The research that he and his colleagues conducted has been published in the Journal of the American Medical Association, The Lancet, Proceedings of the National Academy of Sciences, Circulation, The New England Journal of Medicine, the American Journal of Cardiology, The Lancet Oncology, and elsewhere.  A one-hour documentary of their work was broadcast on NOVA, the PBS science series, and was featured in The Game Changers, the most-downloaded documentary ever (over 100 million downloads)He has written a monthly column for TIME, Newsweek and Reader’s Digest magazines, is a LinkedIn Influencer, and was Medical Editor of The Huffington Post 2010-2016. 

He was appointed by President Clinton to the White House Commission on Complementary and Alternative Medicine Policy; by President Obama to the White House Advisory Group on Prevention, Health Promotion, and Integrative and Public Health; and by Governor Newsom to the Governor’s Brain Trust on Alzheimer’s Disease Prevention and Preparedness.  He is also a member of The Lancet Oncology “Moonshot Commission.” He has been a member of the board of directors of the San Francisco Food Bank. Dr. Ornish and colleagues established a lifestyle medicine clinic at the St. Vincent de Paul Homeless Shelter in San Francisco where over 30,000 homeless people were treated. 

The “Ornish diet” has been rated “#1 for Heart Health” by a panel of experts at U.S. News & World Report for eleven years from 2011-2022.  He co-chaired the Google Health Advisory Council with Marissa Mayer 2007-9. 

He received the 1994 Outstanding Young Alumnus Award from the University of Texas, Austin; the University of California, Berkeley, “National Public Health Hero” award; the Jan J. Kellermann Memorial Award for distinguished contribution in the field of cardiovascular disease prevention from the International Academy of Cardiology; a U.S. Surgeon General Citation; a Presidential Citation from the American Psychological Association; the inaugural “Lifetime Achievement Award” from the American College of Lifestyle Medicine; the Beckmann Medal from the German Society for Prevention and Rehabilitation of Cardiovascular Diseases; the “Pioneer in Integrative Medicine” award from California Pacific Medical Center; the Stanley Wallach Award from the American College of Nutrition; the Glenn Foundation Award for Research; the Bravewell Collaborative Pioneer of Integrative Medicine award; the Sheila Kar Health Foundation Humanitarian Award from Cedars-Sinai Medical Center; Plantrician Project Luminary Award; and others.  Dr. Ornish has been a physician consultant to President Clinton since 1993 and consulted with the chefs at The White House, Camp David, and Air Force One to cook more healthfully (1993-2000).

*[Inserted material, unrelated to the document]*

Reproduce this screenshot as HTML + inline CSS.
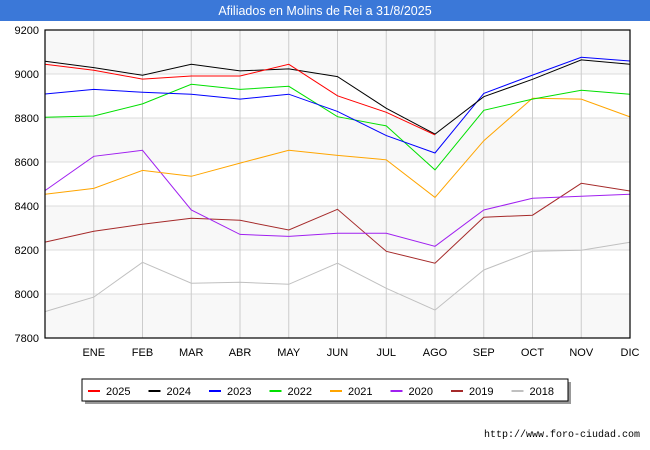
<!DOCTYPE html>
<html><head><meta charset="utf-8"><style>
body{margin:0;background:#fff;font-family:"Liberation Sans",sans-serif;}
svg{display:block}
</style></head><body>
<svg id="chart" width="650" height="450" xmlns="http://www.w3.org/2000/svg">
<rect x="0" y="0" width="650" height="21" fill="#3b78d8"/>
<text x="325" y="15" text-anchor="middle" fill="#fff" font-size="12.5">Afiliados en Molins de Rei a 31/8/2025</text>
<g id="plot"></g>
<text x="640" y="437" text-anchor="end" font-size="10" font-family="Liberation Mono, monospace" fill="#000">http://www.foro-ciudad.com</text>
</svg>
<script>
const months = ["", "ENE","FEB","MAR","ABR","MAY","JUN","JUL","AGO","SEP","OCT","NOV","DIC"];
const yTicks = [7800,8000,8200,8400,8600,8800,9000,9200];
const seriesNames = ["2025","2024","2023","2022","2021","2020","2019","2018"];
const seriesColors = ["#ff0000","#000000","#0000ff","#00e000","#ffa500","#a020f0","#a52a2a","#c0c0c0"];
const s2025 = [9044,9017,8977,8991,8991,9044,8901,8826,8723];
const s2024 = [9058,9029,8994,9044,9014,9023,8988,8844,8727,8897,8976,9064,9044];
const s2023 = [8909,8930,8917,8908,8886,8908,8830,8720,8641,8912,8995,9076,9059];
const s2022 = [8803,8809,8864,8953,8930,8944,8806,8764,8564,8835,8886,8926,8908];
const s2021 = [8453,8480,8562,8535,8595,8653,8630,8610,8439,8697,8890,8886,8805];
const s2020 = [8470,8626,8653,8382,8271,8262,8276,8276,8217,8382,8435,8444,8453];
const s2019 = [8236,8285,8317,8344,8335,8291,8385,8194,8140,8349,8358,8503,8468];
const s2018 = [7920,7986,8144,8049,8053,8044,8140,8026,7927,8109,8194,8199,8235];
const allSeries = [s2025,s2024,s2023,s2022,s2021,s2020,s2019,s2018];

const L=45,R=630,T=30,B=338,yMin=7800,yMax=9200;
const xs = i => L + i*(R-L)/(months.length-1);
const ys = v => B - (v-yMin)/(yMax-yMin)*(B-T);
const NS="http://www.w3.org/2000/svg";
const g=document.getElementById('plot');
function mk(tag,attrs,parent){const e=document.createElementNS(NS,tag);for(const k in attrs)e.setAttribute(k,attrs[k]);(parent||g).appendChild(e);return e;}
for(let i=0;i<yTicks.length-1;i++){
  if((yTicks.length-2-i)%2===0){
    const r=mk('rect',{x:L,y:ys(yTicks[i+1]),width:R-L,height:ys(yTicks[i])-ys(yTicks[i+1]),fill:'#f8f8f8'});
    
    
  }
}
yTicks.forEach(v=>{
  const l=mk('line',{x1:L,x2:R,y1:ys(v),y2:ys(v),stroke:'#dddddd','stroke-width':1});
  
  
  const t=mk('text',{x:L-6,y:ys(v)+4,'text-anchor':'end','font-size':11,fill:'#000'});
  t.textContent=v;
  
  
});
months.forEach((m,i)=>{
  if(i===0)return;
  const l=mk('line',{x1:xs(i),x2:xs(i),y1:T,y2:B,stroke:'#cccccc','stroke-width':1});
  
  
  const t=mk('text',{x:xs(i),y:356,'text-anchor':'middle','font-size':11,fill:'#000'});
  t.textContent=m;
  
  
});
for(let k=allSeries.length-1;k>=0;k--){
  const d=allSeries[k].map((v,i)=>(i?'L':'M')+xs(i).toFixed(1)+','+ys(v).toFixed(1)).join(' ');
  const p=mk('path',{d:d,fill:'none',stroke:seriesColors[k],'stroke-width':1});
  
  
}
const fr=mk('rect',{x:L,y:T,width:R-L,height:B-T,fill:'none',stroke:'#000','stroke-width':1.2});


const lg=mk('g',{});


mk('rect',{x:85,y:382,width:486,height:22,fill:'#999'},lg);
mk('rect',{x:82,y:379,width:486,height:22,fill:'#fff',stroke:'#000','stroke-width':1},lg);
seriesNames.forEach((n,k)=>{
  const x0=88+k*60.5;
  const e=mk('g',{},lg);
  
  
  mk('line',{x1:x0,x2:x0+12,y1:391,y2:391,stroke:seriesColors[k],'stroke-width':2},e);
  const t=mk('text',{x:x0+18,y:395,'font-size':11,fill:'#000'},e);
  t.textContent=n;
});
</script>
</body></html>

Dr. Ornish was recognized as “one of the 125 most extraordinary University of Texas alumni in the past 125 years;” by TIME magazine as a “TIME 100 Innovator;” by LIFE magazine as “one of the fifty most influential members of his generation;” by People magazine as “one of the most interesting people of the year;” and by Forbes magazine as “one of the world’s seven most powerful teachers.”